Yes, but only by decoding as "latin-1" which means it's still 1 character per byte. Django could re-decode these values as utf-8, but it would not be valid to put them into the WSGI environ as such since they could contain code points above \uFF which can not be encoded as latin-1.
Here's a demonstration of the reported problem:
>>> from django.core.handlers import wsgi >>> path = '\xc3\xbc' >>> print path.decode('utf-8') ü >>> environ = {'REQUEST_METHOD': 'GET', 'PATH_INFO': path} >>> req = wsgi.WSGIRequest(environ) >>> environ['PATH_INFO'] u'\xfc' >>> path == environ['PATH_INFO'] __main__:1: UnicodeWarning: Unicode equal comparison failed to convert both arguments to Unicode - interpreting them as being unequal False
comment:3 by , 16 years ago
Component: | Uncategorized → HTTP handling |
---|
comment:4 by , 16 years ago
Graham, you're more than qualified to promote this from an unreviewed ticket - at least to a Design Decision if you don't want to make the call ;)

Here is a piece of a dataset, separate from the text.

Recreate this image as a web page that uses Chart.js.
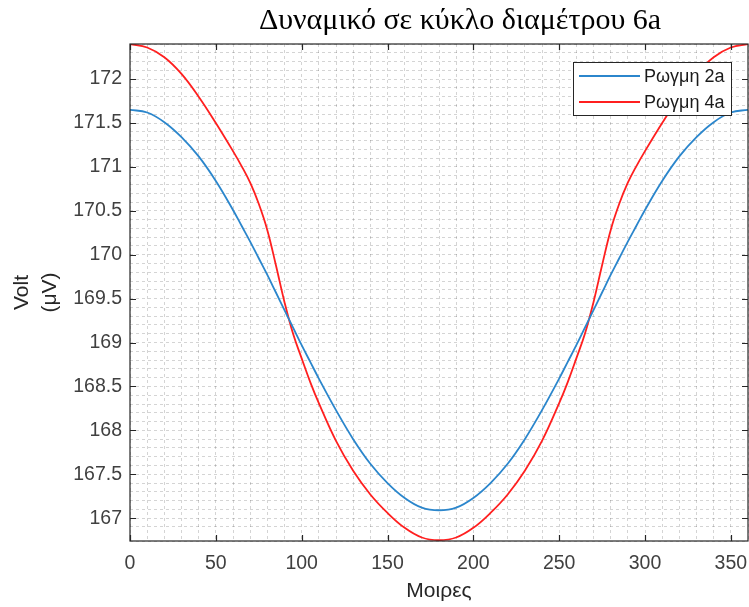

comment:5 by , 16 years ago
I don't use Django or even know much about Django code internals, so I wouldn't like to be saying it is okay or not. In other words, I might be able to comment on WSGI and web hosting mechanisms, but far from being qualified to comment about Django itself. :-)
comment:6 by , 16 years ago
Cc: | added |
---|---|
Triage Stage: | Unreviewed → Accepted |
Ok, fair enough. I'll make the call that Django should be following wsgi spec regarding unicode vs string. Malcolm would probably know if there's some reason why it shouldn't, so I'm ccing him in for an opinion.
comment:7 by , 14 years ago
Severity: | → Normal |
---|---|
Type: | → Bug |
comment:8 by , 13 years ago
Easy pickings: | unset |
---|---|
UI/UX: | unset |
The WSGI spec says all strings should be of the str type and be encoded as ISO-8859-1(latin-1) or be MIME encoded according to RFC 2047. When dealing with the PATH_INFO and SCRIPT_NAME environ variables I think it's to safe to say we don't want to put MIME encoded data in them. Which leave us with the latin-1 encoding. We can always explicitly decode those variables into latin-1 to ensure we follow the spec. Doing so should also handle the case of being handed unicode data, we'll simple re-encode it with undefined results (which is also in the WSGI spec). I'll attach a patch that demonstrates this.
by , 13 years ago
Attachment: | ticket_11111.diff added |
---|
Diff for core/handlers/wsgi.py for unicode problem in wsgi handling
comment:9 by , 13 years ago
Has patch: | set |
---|
follow-up: 11 comment:10 by , 13 years ago
Should be fine leaving:
path_info = u'/'
That should always be the same as:
'/'.decode('latin-1')
anyway.
comment:11 by , 13 years ago
Replying to grahamd:
Should be fine leaving:
path_info = u'/'
That should always be the same as:
'/'.decode('latin-1')
anyway.
Yes, I realized that line probably didn't need to change, after I uploaded the patch.
comment:12 by , 12 years ago
Needs tests: | set |
---|
comment:13 by , 10 years ago
Cc: | added |
---|---|
Resolution: | → wontfix |
Status: | new → closed |
Summary: | WSGIRequest should not make PATH_INFO and SCRIPT_NAME unicode → Python 2.7 WSGIRequest should not make PATH_INFO and SCRIPT_NAME unicode |
Seems to me if we're doing it right on Python 3, and it hasn't really been a problem, then there's no use changing the behavior on python2.7.
FWIW, it looks like that WSGI for Python 3.0, if specification is ever actually updated, will have WSGI environment variables be unicode, ie., Python 3.0 strings and not byte strings, which would have been the proper equivalent to Python 2.X strings.